The inspector general's report criticized the federal utility for failing to adopt emergency communication procedures recommended by the federal government. Because TVA had not fully implemented the National Incident Management System (NIMS), the utility had problems communicating with local emergency response agencies. NIMS requires universal response protocols and language, like the use of common speech instead of agency or departmental jargon.
For example, Howie Rose, emergency management director in Roane County, told the inspector general's office that TVA officials were speaking a "different language" in the initial important hours immediately following the spill of 5.4 million cubic yards of sludge into the Emory River and near lakeside homes. Three homes were destroyed, and 23 others were damaged.
Rose's comments were affirmed by the note that TVA managers and executives were looking at the Internet search engine Google for NIMS terms and other information. On Christmas Day, TVA hired a consultant who was familiar with NIMS, and he stayed on the job until January 12 at a cost of $510,000.
The coal ash contains heavy metals like arsenic, lead, mercury and selenium. It is clear from the inspector general's report that TVA was not prepared for this kind of an emergency, even though it had experienced earlier leaks in the fly ash pond at the Kingston plant. It is inexcusable that emergency plans were not formulated for an event that could cause tremendous property damage and long-term environmental damage.
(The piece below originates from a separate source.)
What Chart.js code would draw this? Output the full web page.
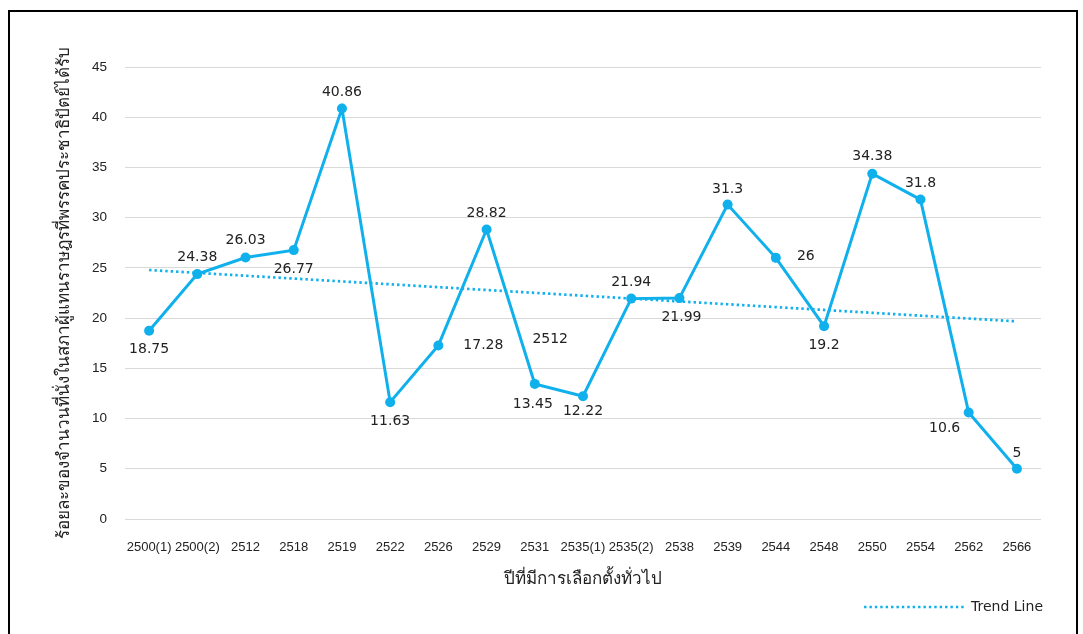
<!DOCTYPE html>
<html>
<head>
<meta charset="utf-8">
<script src="https://cdn.jsdelivr.net/npm/chart.js@4.4.1/dist/chart.umd.min.js"></script>
<style>
    html, body { margin: 0; padding: 0; background: #fff; }
    #wrap { position: relative; width: 1083px; height: 634px; overflow: hidden; }
    #frame {
        position: absolute; left: 8px; top: 10px; width: 1070px; height: 640px;
        border: 2px solid #000; pointer-events: none; box-sizing: border-box;
    }
    canvas { position: absolute; left: 0; top: 0; }
</style>
</head>
<body>
<div id="wrap">
    <canvas id="chart" width="1083" height="634"></canvas>
    <div id="frame"></div>
</div>
<script>
const years = ['2500(1)', '2500(2)', '2512', '2518', '2519', '2522', '2526', '2529', '2531',
    '2535(1)', '2535(2)', '2538', '2539', '2544', '2548', '2550', '2554', '2562', '2566'];
const seatShare = [18.75, 24.38, 26.03, 26.77, 40.86, 11.63, 17.28, 28.82, 13.45,
    12.22, 21.94, 21.99, 31.3, 26, 19.2, 34.38, 31.8, 10.6, 5];
const yTicks = [0, 5, 10, 15, 20, 25, 30, 35, 40, 45];

// where each value label sits relative to its point [dx, dy]
const labelOffsets = [
    [0, 19], [0, -17], [0, -17], [0, 19], [0, -16], [0, 19], [45, 0], [0, -16], [-2, 20],
    [0, 15], [0, -16], [2, 19], [0, -15], [30, -1], [0, 19], [0, -17], [0, -16], [-24, 16], [0, -15]
];

// least squares trend line through the series (like Excel's linear trendline)
function linearTrend(values) {
    const n = values.length;
    const mx = (n - 1) / 2;
    const my = values.reduce((a, b) => a + b, 0) / n;
    let sxy = 0, sxx = 0;
    values.forEach((v, i) => { sxy += (i - mx) * (v - my); sxx += (i - mx) * (i - mx); });
    const slope = sxy / sxx;
    return values.map((v, i) => my + slope * (i - mx));
}
const trend = linearTrend(seatShare);

const blue = '#0fb0ec';
const trendDash = [2.4, 3];
const numFont = '"Liberation Sans", Arial, sans-serif';
const labelFont = '"DejaVu Sans", Tahoma, sans-serif';

const valueLabels = {
    id: 'valueLabels',
    afterDatasetsDraw(chart) {
        const ctx = chart.ctx;
        const meta = chart.getDatasetMeta(0);
        ctx.save();
        ctx.font = '14px ' + labelFont;
        ctx.fillStyle = '#222';
        ctx.textAlign = 'center';
        ctx.textBaseline = 'middle';
        meta.data.forEach((pt, i) => {
            const off = labelOffsets[i];
            ctx.fillText(String(seatShare[i]), pt.x + off[0], pt.y + off[1]);
        });
        // stray label that sits in the original picture
        const xs = chart.scales.x, ys = chart.scales.y;
        const sx = xs.getPixelForValue(8) + (xs.getPixelForValue(9) - xs.getPixelForValue(8)) * 0.32;
        ctx.fillText('2512', sx, ys.getPixelForValue(17.9));
        ctx.restore();
    }
};

new Chart(document.getElementById('chart').getContext('2d'), {
    type: 'line',
    data: {
        labels: years,
        datasets: [{
            label: 'seats',
            data: seatShare,
            borderColor: blue,
            backgroundColor: blue,
            borderWidth: 3,
            pointRadius: 5,
            pointBackgroundColor: blue,
            pointBorderWidth: 0,
            tension: 0
        }, {
            label: 'Trend Line',
            data: trend,
            borderColor: blue,
            backgroundColor: blue,
            borderWidth: 2.7,
            borderDash: trendDash,
            pointRadius: 0,
            tension: 0
        }]
    },
    options: {
        responsive: false,
        animation: false,
        layout: { padding: { top: 67, right: 30, left: 0, bottom: 10 } },
        scales: {
            x: {
                offset: true,
                afterFit: scale => { scale.height = 71; },
                grid: { display: false },
                border: { display: false },
                ticks: { font: { family: numFont, size: 13 }, color: '#222', padding: 13, maxRotation: 0, autoSkip: false },
                title: {
                    display: true,
                    text: 'ปีที่มีการเลือกตั้งทั่วไป',
                    font: { family: labelFont, size: 17 },
                    color: '#222',
                    padding: { top: 12, bottom: 0 }
                }
            },
            y: {
                min: 0,
                max: 45,
                afterBuildTicks: scale => { scale.ticks = yTicks.map(v => ({ value: v })); },
                afterFit: scale => { scale.width = 125; },
                grid: { color: '#d9d9d9', lineWidth: 1, drawTicks: false },
                border: { display: false },
                ticks: { font: { family: numFont, size: 13.5 }, color: '#222', padding: 18 },
                title: {
                    display: true,
                    text: 'ร้อยละของจำนวนที่นั่งในสภาผู้แทนราษฎรที่พรรคประชาธิปัตย์ได้รับ',
                    font: { family: labelFont, size: 17 },
                    color: '#222',
                    padding: { top: 54, bottom: 0 }
                }
            },
            // empty strip on the right so the legend can reach further than the plot
            yRight: {
                position: 'right',
                afterFit: scale => { scale.width = 12; },
                grid: { display: false },
                border: { display: false },
                ticks: { display: false }
            }
        },
        plugins: {
            legend: {
                position: 'bottom',
                align: 'end',
                labels: {
                    filter: item => item.text === 'Trend Line',
                    usePointStyle: true,
                    pointStyle: 'line',
                    pointStyleWidth: 100,
                    font: { family: labelFont, size: 14 },
                    color: '#222',
                    padding: 10,
                    generateLabels: chart => {
                        const items = Chart.defaults.plugins.legend.labels.generateLabels(chart);
                        items.forEach(it => {
                            it.lineDash = trendDash;
                            it.lineWidth = 2.7;
                            it.strokeStyle = blue;
                        });
                        return items;
                    }
                }
            },
            tooltip: { enabled: false }
        }
    },
    plugins: [valueLabels]
});
</script>
</body>
</html>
It also is clear that the federal government, of which TVA is a part, was not well prepared for this kind of emergency, either. Despite studying coal ash for many years, the federal Environmental Protection Agency backed off uniform regulations in 2000, according to a January article in The New York Times, because of pressure from the energy industry.
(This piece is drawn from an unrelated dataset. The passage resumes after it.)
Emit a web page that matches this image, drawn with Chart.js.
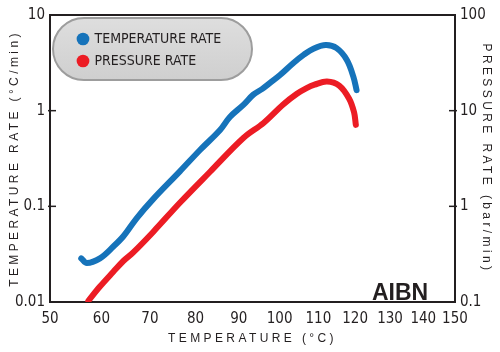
<!DOCTYPE html>
<html><head><meta charset="utf-8">
<script src="https://cdn.jsdelivr.net/npm/chart.js@4.4.1/dist/chart.umd.min.js"></script>
<style>html,body{margin:0;padding:0;background:#fff}</style>
</head><body>
<canvas id="c" width="500" height="352"></canvas>
<script>
// ---- data ----
const seriesNames = ['TEMPERATURE RATE', 'PRESSURE RATE'];
const tempRateT = [56.0, 57.1, 59.7, 62.4, 64.5, 67.2, 70.7, 76.5, 81.0, 85.6, 87.9, 91.1, 93.5, 95.7, 97.6, 100.1, 103.5, 106.2, 108.7, 112.0, 114.9, 117.7, 119.5, 120.4];
const tempRate  = [0.0286, 0.0256, 0.0286, 0.038, 0.049, 0.075, 0.119, 0.232, 0.388, 0.628, 0.86, 1.15, 1.47, 1.69, 1.95, 2.36, 3.15, 3.85, 4.45, 4.85, 4.5, 3.39, 2.27, 1.64];
const pressRateT = [57.4, 59.7, 62.4, 64.5, 66.5, 70.7, 76.5, 83.3, 91.1, 96.0, 100.9, 104.4, 106.9, 109.0, 112.3, 115.6, 118.3, 119.7, 120.2];
const pressRate  = [0.103, 0.145, 0.207, 0.27, 0.33, 0.54, 1.09, 2.30, 5.18, 7.43, 11.6, 15.0, 17.2, 18.7, 20.2, 18.3, 13.4, 9.6, 7.1];
const xTicks = [50, 60, 70, 80, 90, 100, 110, 120, 130, 140, 150];
const leftTicks = [0.01, 0.1, 1, 10];
const rightTicks = [0.1, 1, 10, 100];
const xTitle = 'TEMPERATURE (°C)';
const leftTitle = 'TEMPERATURE RATE (°C/min)';
const rightTitle = 'PRESSURE RATE (bar/min)';
const tagText = 'AIBN';

const INK = '#231f20';
const BLUE = '#1673ba';
const RED = '#ec1c24';
const NARROW = '"Liberation Sans Narrow", "DejaVu Sans Condensed", sans-serif';
const SANS = '"Liberation Sans", Arial, sans-serif';

// ---- reciprocal-temperature (Arrhenius) x scale ----
const KELVIN = 273.15;
const inv = t => -1 / (t + KELVIN);
class ArrheniusScale extends Chart.Scale {
  determineDataLimits() { const mm = this.getMinMax(false); this.min = mm.min; this.max = mm.max; }
  buildTicks() { return xTicks.map(v => ({ value: v })); }
  getLabelForValue(v) { return String(v); }
  configure() { super.configure(); this._a = inv(this.min); this._b = inv(this.max) - this._a; }
  getPixelForValue(v) { return this.getPixelForDecimal((inv(v) - this._a) / this._b); }
  getValueForPixel(p) { const d = this.getDecimalForPixel(p); return -1 / (this._a + d * this._b) - KELVIN; }
}
ArrheniusScale.id = 'arrhenius';
ArrheniusScale.defaults = {};
Chart.register(ArrheniusScale);

const toXY = (xs, ys) => xs.map((x, i) => ({ x, y: ys[i] }));

const decor = {
  id: 'decor',
  afterLayout(chart) {
    const lg = chart.legend;
    if (lg) { lg.left = 70.5; lg.top = 24; lg.right = lg.left + 200; lg.bottom = lg.top + 200; }
    for (const s of Object.values(chart.scales)) {
      if (!s._spaced) {
        const orig = s.drawTitle.bind(s);
        s.drawTitle = function (...a) { const c = this.ctx; c.save(); c.letterSpacing = '3.4px'; orig(...a); c.restore(); };
        s._spaced = true;
      }
    }
  },
  beforeDraw(chart) {
    const c = chart.ctx;
    c.save();
    c.beginPath();
    c.roundRect(53, 18, 199, 62, 31);
    const g = c.createLinearGradient(0, 18, 0, 80);
    g.addColorStop(0, '#dedede'); g.addColorStop(1, '#cfcfcf');
    c.fillStyle = g; c.fill();
    c.lineWidth = 2; c.strokeStyle = '#9d9d9d'; c.stroke();
    c.restore();
  },
  beforeDatasetsDraw(chart) {
    const c = chart.ctx, a = chart.chartArea;
    c.save();
    c.strokeStyle = INK; c.lineWidth = 2;
    c.strokeRect(a.left, a.top, a.right - a.left, a.bottom - a.top);
    c.lineWidth = 1.5;
    const y = chart.scales.y, y2 = chart.scales.y2;
    y.ticks.forEach(t => { if (t.value > leftTicks[0] && t.value < leftTicks[leftTicks.length - 1]) { const p = y.getPixelForValue(t.value); c.beginPath(); c.moveTo(a.left - 2, p); c.lineTo(a.left + 6, p); c.stroke(); } });
    y2.ticks.forEach(t => { if (t.value > rightTicks[0] && t.value < rightTicks[rightTicks.length - 1]) { const p = y2.getPixelForValue(t.value); c.beginPath(); c.moveTo(a.right - 6, p); c.lineTo(a.right + 2, p); c.stroke(); } });
    c.fillStyle = INK;
    c.font = 'bold 23px ' + SANS;
    c.textBaseline = 'alphabetic';
    c.fillText(tagText, a.right - 83, a.bottom - 2);
    c.restore();
  }
};

const tickFont = { family: NARROW, size: 15 };
new Chart(document.getElementById('c'), {
  type: 'line',
  data: {
    datasets: [
      { label: seriesNames[0], data: toXY(tempRateT, tempRate), yAxisID: 'y', borderColor: BLUE, backgroundColor: BLUE },
      { label: seriesNames[1], data: toXY(pressRateT, pressRate), yAxisID: 'y2', borderColor: RED, backgroundColor: RED }
    ]
  },
  options: {
    responsive: false,
    animation: false,
    layout: { padding: { top: 15, left: 0, right: 0, bottom: 0 } },
    elements: {
      line: { borderWidth: 6, tension: 0.35, borderCapStyle: 'round', borderJoinStyle: 'round', fill: false },
      point: { radius: 0, hoverRadius: 0 }
    },
    scales: {
      x: {
        type: 'arrhenius', position: 'bottom', min: 50, max: 150,
        grid: { display: false, drawTicks: false, tickLength: 0 }, border: { display: false },
        ticks: { autoSkip: false, maxRotation: 0, padding: 8, color: INK, font: tickFont },
        title: { display: true, text: xTitle, color: INK, font: { family: SANS, size: 12 }, padding: { top: 0, bottom: 6 } },
        afterFit(s) { s.height = 50; }
      },
      y: {
        type: 'logarithmic', position: 'left', min: 0.01, max: 10,
        grid: { display: false, drawTicks: false, tickLength: 0 }, border: { display: false },
        afterBuildTicks(s) { s.ticks = leftTicks.map(v => ({ value: v })); },
        ticks: { autoSkip: false, padding: 5, color: INK, font: tickFont, callback: v => String(v) },
        title: { display: true, text: leftTitle, color: INK, font: { family: SANS, size: 12 }, padding: { top: 7, bottom: 0 } },
        afterFit(s) { s.width = 50; }
      },
      y2: {
        type: 'logarithmic', position: 'right', min: 0.1, max: 100,
        grid: { display: false, drawTicks: false, tickLength: 0 }, border: { display: false },
        afterBuildTicks(s) { s.ticks = rightTicks.map(v => ({ value: v })); },
        ticks: { autoSkip: false, padding: 5, color: INK, font: tickFont, callback: v => String(v) },
        title: { display: true, text: rightTitle, color: INK, font: { family: SANS, size: 12 }, padding: { top: 6, bottom: 0 } },
        afterFit(s) { s.width = 45; }
      }
    },
    plugins: {
      tooltip: { enabled: false },
      legend: {
        position: 'chartArea', align: 'start',
        labels: {
          usePointStyle: true, pointStyle: 'circle', boxWidth: 9, boxHeight: 9, padding: 8,
          color: INK, font: { family: NARROW, size: 14 },
          generateLabels(chart) {
            return Chart.defaults.plugins.legend.labels.generateLabels(chart).map(it => Object.assign(it, { lineWidth: 0, pointStyle: 'circle' }));
          }
        }
      }
    }
  },
  plugins: [decor]
});
</script>
</body></html>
This lack of preparation no doubt has fostered some of the misunderstanding that prompted the U.S. Army Corps of Engineers to block the EPA's effort to identify the location of 44 coal ash storage sites that pose a potential hazard to communities. Gagging the EPA, which readily releases the location of Superfund hazardous wastes sites and pollution from chemical plants, makes no sense but reflects the confusion and lack of understanding over the growing problem of coal ash.
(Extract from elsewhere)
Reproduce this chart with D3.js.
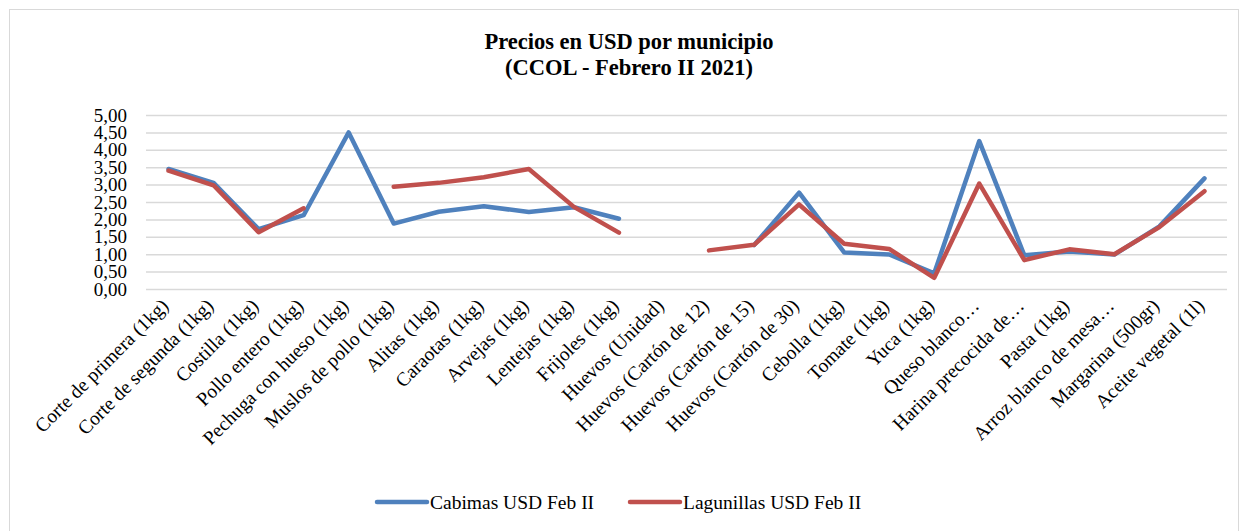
<!DOCTYPE html>
<html>
<head>
<meta charset="utf-8">
<script src="https://cdn.jsdelivr.net/npm/d3@7"></script>
<style>
  body { margin: 0; background: #fff; }
  text { font-family: "Liberation Serif", "Times New Roman", serif; fill: #000; }
</style>
</head>
<body>
<div id="chart"></div>
<script>
// Data
var categories = ["Corte de primera (1kg)", "Corte de segunda (1kg)", "Costilla (1kg)", "Pollo entero (1kg)",
  "Pechuga con hueso (1kg)", "Muslos de pollo (1kg)", "Alitas (1kg)", "Caraotas (1kg)", "Arvejas (1kg)",
  "Lentejas (1kg)", "Frijoles (1kg)", "Huevos (Unidad)", "Huevos (Cartón de 12)", "Huevos (Cartón de 15)",
  "Huevos (Cartón de 30)", "Cebolla (1kg)", "Tomate (1kg)", "Yuca (1kg)", "Queso blanco…",
  "Harina precocida de…", "Pasta (1kg)", "Arroz blanco de mesa…", "Margarina (500gr)", "Aceite vegetal (1l)"];
var cabimas = [3.45, 3.05, 1.72, 2.12, 4.50, 1.88, 2.22, 2.38, 2.21, 2.35, 2.02, null, null, 1.26,
  2.77, 1.05, 0.99, 0.45, 4.25, 0.97, 1.08, 0.99, 1.80, 3.18];
var lagunillas = [3.40, 2.98, 1.63, 2.32, null, 2.94, 3.05, 3.21, 3.45, 2.36, 1.62, null, 1.11, 1.27,
  2.43, 1.30, 1.15, 0.32, 3.03, 0.83, 1.14, 1.00, 1.78, 2.81];
var yTicks = [0, 0.5, 1, 1.5, 2, 2.5, 3, 3.5, 4, 4.5, 5];
var seriesNames = ["Cabimas USD Feb II", "Lagunillas USD Feb II"];
var colors = ["#4f81bd", "#c0504d"];

var W = 1246, H = 531;
var margin = { top: 115, right: 19, bottom: 242, left: 146 };
var width = W - margin.left - margin.right;
var height = H - margin.top - margin.bottom;

var svg = d3.select("#chart").append("svg")
  .attr("width", W)
  .attr("height", H);

// outer frame
svg.append("rect")
  .attr("x", 9.5).attr("y", 9.5)
  .attr("width", 1229).attr("height", 530)
  .attr("fill", "none")
  .attr("stroke", "#d9d9d9")
  .attr("stroke-width", 1);

// title
svg.append("text")
  .attr("x", 629).attr("y", 49)
  .attr("text-anchor", "middle")
  .style("font-size", "22.5px").style("font-weight", "bold")
  .text("Precios en USD por municipio");
svg.append("text")
  .attr("x", 629).attr("y", 75)
  .attr("text-anchor", "middle")
  .style("font-size", "22.5px").style("font-weight", "bold")
  .text("(CCOL - Febrero II 2021)");

var g = svg.append("g")
  .attr("transform", "translate(" + margin.left + "," + margin.top + ")");

var x = d3.scaleBand()
  .domain(categories)
  .range([0, width]);

var y = d3.scaleLinear()
  .domain([0, 5])
  .range([height, 0]);

// gridlines
g.append("g")
  .attr("class", "grid")
  .call(d3.axisLeft(y).tickValues(yTicks).tickSize(-width).tickFormat(""))
  .call(function (s) {
    s.select(".domain").remove();
    s.selectAll("line").attr("stroke", "#d9d9d9").attr("stroke-width", 1.5);
  });

// y axis labels
var fmt = function (d) { return d3.format(".2f")(d).replace(".", ","); };
g.append("g")
  .call(d3.axisLeft(y).tickValues(yTicks).tickSize(0).tickPadding(19).tickFormat(fmt))
  .call(function (s) {
    s.select(".domain").remove();
    s.selectAll("text")
      .style("font-size", "19px")
      .style("font-family", "'Liberation Serif', serif")
      .attr("dy", "0.32em");
  });

// x axis labels
g.append("g")
  .attr("transform", "translate(0," + height + ")")
  .call(d3.axisBottom(x).tickSize(0).tickPadding(0))
  .call(function (s) {
    s.select(".domain").remove();
    s.selectAll("text")
      .style("font-size", "19.5px")
      .style("font-family", "'Liberation Serif', serif")
      .attr("text-anchor", "end")
      .attr("dy", "0")
      .attr("y", 0)
      .attr("transform", "translate(1,18) rotate(-45)");
  });

// lines
var line = d3.line()
  .defined(function (d) { return d != null; })
  .x(function (d, i) { return x(categories[i]) + x.bandwidth() / 2; })
  .y(function (d) { return y(d); });

[cabimas, lagunillas].forEach(function (data, k) {
  g.append("path")
    .datum(data)
    .attr("fill", "none")
    .attr("stroke", colors[k])
    .attr("stroke-width", 4.5)
    .attr("stroke-linejoin", "round")
    .attr("stroke-linecap", "round")
    .attr("d", line);
});

// legend
var legendX = [377, 630];
seriesNames.forEach(function (name, k) {
  var lg = svg.append("g").attr("transform", "translate(" + legendX[k] + ",502)");
  lg.append("line")
    .attr("x1", 0).attr("x2", 50)
    .attr("stroke", colors[k])
    .attr("stroke-width", 4.5)
    .attr("stroke-linecap", "round");
  lg.append("text")
    .attr("x", 53).attr("y", 6.5)
    .style("font-size", "19.5px")
    .text(name);
});
</script>
</body>
</html>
Nevertheless, the ash spill has brought the issue to the public's attention. The Times article reported that 131 million tons of coal ash were produced in 2007 compared to 90 million in 1990, a result both of the increased demand for electricity and improvements in air pollution controls.
We expect the EPA to issue uniform regulations for the waste and possibly classify it as hazardous. That will be a step to getting utilities and power plants to deal with this issue, and we hope it will be a step in getting EPA to deal with the matter of secrecy.